Afaik, this isn't a discussion in my country, since most people (should) know that already. This article triggered me, beacuse I want to lower my personal energy usage. Many companies in Europe who were energy wasteful and high energy users (like some chemical, steel, or aluminium plants) needed to close after the Russian invasion in 2022 and the then extreem high energy prices. Those that survived, are still struggling to this day.
It's good to know what we can do to reduce our own use—we all have to live on this planet, after all—but these kinds of articles pop up and, at the very least, make people think their efforts will have a meaningful impact. They go to sleep thinking they're solving the problem (barring extreme situations like war-driven scarcity, for example).
But if every household stopped using electricity, many countries would still have a massive energy problem on their hands, because households aren't really the problem.
This.
At home we minimize energy use and stuff, especially when the Ukraine war induced energy crisis hit.
But in companies nobody turns of their PC at night. Huge TVs are constantly running playing ads to empty rooms all night.

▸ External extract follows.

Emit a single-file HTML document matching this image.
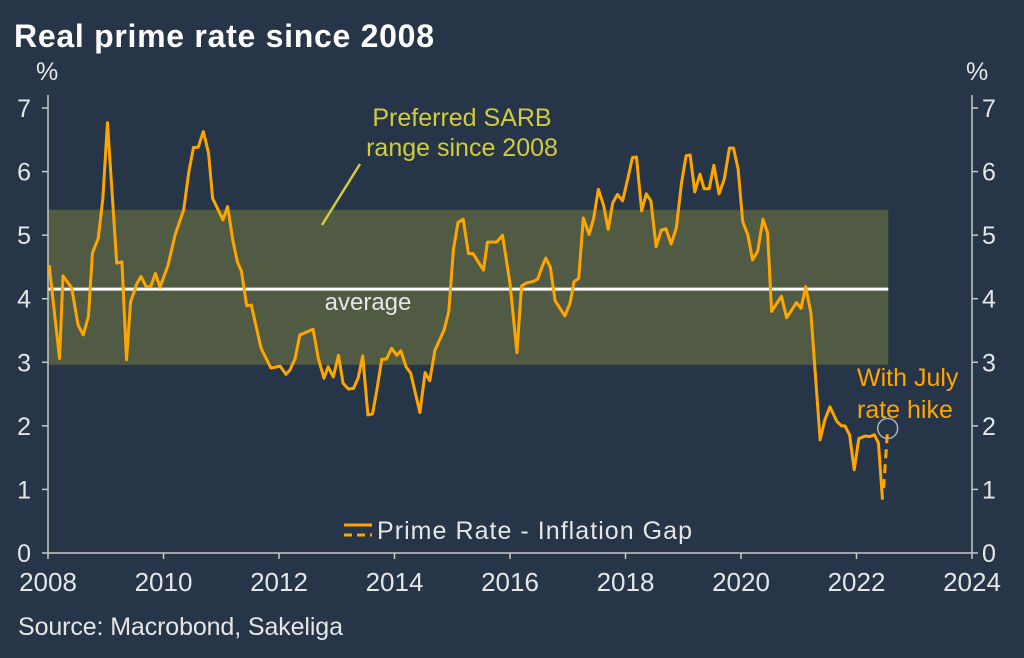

There's a large tower in the inner city where I live and their whole fassade is wrapped in complex RGB lighting. I wrote to them to please disable that since we are in an energy crisis, and their response was (I kid you not) that their building lighting is totally eco-friendly, because one night per month they switch it to completely green light, and that reminds people to save energy, and the energy thus saved offsets anything the building lighting consumes.
And that's not even talking about all the other industrial and corporate energy wasting.
Tnx, I wasn't aware of this context.